DATA EXTRACT:

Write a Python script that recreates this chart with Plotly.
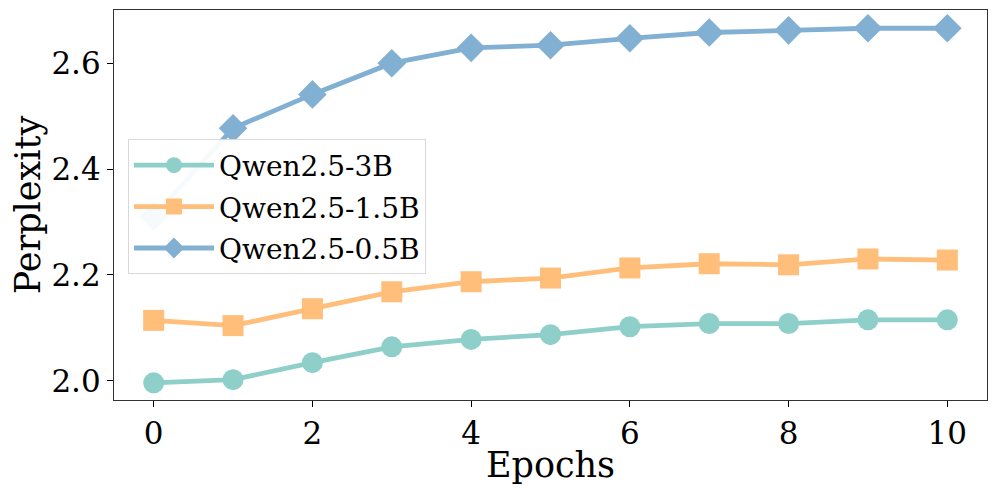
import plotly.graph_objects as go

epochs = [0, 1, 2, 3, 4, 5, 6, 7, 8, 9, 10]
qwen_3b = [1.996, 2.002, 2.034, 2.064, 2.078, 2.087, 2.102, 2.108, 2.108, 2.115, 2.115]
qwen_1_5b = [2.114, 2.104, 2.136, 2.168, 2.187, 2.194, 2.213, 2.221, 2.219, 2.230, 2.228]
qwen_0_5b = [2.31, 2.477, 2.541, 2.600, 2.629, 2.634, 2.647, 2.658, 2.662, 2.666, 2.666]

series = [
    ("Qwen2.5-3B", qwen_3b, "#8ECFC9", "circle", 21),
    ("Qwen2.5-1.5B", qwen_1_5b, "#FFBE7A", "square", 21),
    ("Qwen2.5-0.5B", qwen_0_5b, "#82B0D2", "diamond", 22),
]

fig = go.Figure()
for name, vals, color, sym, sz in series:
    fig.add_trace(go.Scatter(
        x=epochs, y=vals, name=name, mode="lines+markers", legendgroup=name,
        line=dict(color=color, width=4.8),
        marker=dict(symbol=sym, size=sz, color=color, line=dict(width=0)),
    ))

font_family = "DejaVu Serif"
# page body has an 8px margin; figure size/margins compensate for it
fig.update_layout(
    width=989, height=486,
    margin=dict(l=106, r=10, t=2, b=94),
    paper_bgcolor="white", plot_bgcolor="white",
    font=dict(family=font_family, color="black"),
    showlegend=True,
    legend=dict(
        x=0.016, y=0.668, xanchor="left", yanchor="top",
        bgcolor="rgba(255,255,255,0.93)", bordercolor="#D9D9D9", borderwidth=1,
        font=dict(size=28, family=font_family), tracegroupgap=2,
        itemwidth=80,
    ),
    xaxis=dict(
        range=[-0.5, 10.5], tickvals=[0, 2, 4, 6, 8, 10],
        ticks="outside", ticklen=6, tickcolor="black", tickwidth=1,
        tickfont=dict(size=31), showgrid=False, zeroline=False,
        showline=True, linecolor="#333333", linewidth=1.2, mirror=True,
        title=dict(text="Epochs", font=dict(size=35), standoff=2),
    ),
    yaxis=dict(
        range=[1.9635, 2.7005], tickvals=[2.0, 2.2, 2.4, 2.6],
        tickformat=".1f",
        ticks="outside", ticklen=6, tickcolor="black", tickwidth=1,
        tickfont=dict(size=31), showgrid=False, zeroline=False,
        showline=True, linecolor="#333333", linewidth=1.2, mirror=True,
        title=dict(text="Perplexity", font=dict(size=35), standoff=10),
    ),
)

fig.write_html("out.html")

TASK INSTRUCTIONS:
Working from the lines above, reproduce the material exactly and exclude its pictures.

ANSWER FOR THE TASK:
Write a Python script that recreates this chart with Plotly.
import plotly.graph_objects as go

epochs = [0, 1, 2, 3, 4, 5, 6, 7, 8, 9, 10]
qwen_3b = [1.996, 2.002, 2.034, 2.064, 2.078, 2.087, 2.102, 2.108, 2.108, 2.115, 2.115]
qwen_1_5b = [2.114, 2.104, 2.136, 2.168, 2.187, 2.194, 2.213, 2.221, 2.219, 2.230, 2.228]
qwen_0_5b = [2.31, 2.477, 2.541, 2.600, 2.629, 2.634, 2.647, 2.658, 2.662, 2.666, 2.666]

series = [
    ("Qwen2.5-3B", qwen_3b, "#8ECFC9", "circle", 21),
    ("Qwen2.5-1.5B", qwen_1_5b, "#FFBE7A", "square", 21),
    ("Qwen2.5-0.5B", qwen_0_5b, "#82B0D2", "diamond", 22),
]

fig = go.Figure()
for name, vals, color, sym, sz in series:
    fig.add_trace(go.Scatter(
        x=epochs, y=vals, name=name, mode="lines+markers", legendgroup=name,
        line=dict(color=color, width=4.8),
        marker=dict(symbol=sym, size=sz, color=color, line=dict(width=0)),
    ))

font_family = "DejaVu Serif"
# page body has an 8px margin; figure size/margins compensate for it
fig.update_layout(
    width=989, height=486,
    margin=dict(l=106, r=10, t=2, b=94),
    paper_bgcolor="white", plot_bgcolor="white",
    font=dict(family=font_family, color="black"),
    showlegend=True,
    legend=dict(
        x=0.016, y=0.668, xanchor="left", yanchor="top",
        bgcolor="rgba(255,255,255,0.93)", bordercolor="#D9D9D9", borderwidth=1,
        font=dict(size=28, family=font_family), tracegroupgap=2,
        itemwidth=80,
    ),
    xaxis=dict(
        range=[-0.5, 10.5], tickvals=[0, 2, 4, 6, 8, 10],
        ticks="outside", ticklen=6, tickcolor="black", tickwidth=1,
        tickfont=dict(size=31), showgrid=False, zeroline=False,
        showline=True, linecolor="#333333", linewidth=1.2, mirror=True,
        title=dict(text="Epochs", font=dict(size=35), standoff=2),
    ),
    yaxis=dict(
        range=[1.9635, 2.7005], tickvals=[2.0, 2.2, 2.4, 2.6],
        tickformat=".1f",
        ticks="outside", ticklen=6, tickcolor="black", tickwidth=1,
        tickfont=dict(size=31), showgrid=False, zeroline=False,
        showline=True, linecolor="#333333", linewidth=1.2, mirror=True,
        title=dict(text="Perplexity", font=dict(size=35), standoff=10),
    ),
)

fig.write_html("out.html")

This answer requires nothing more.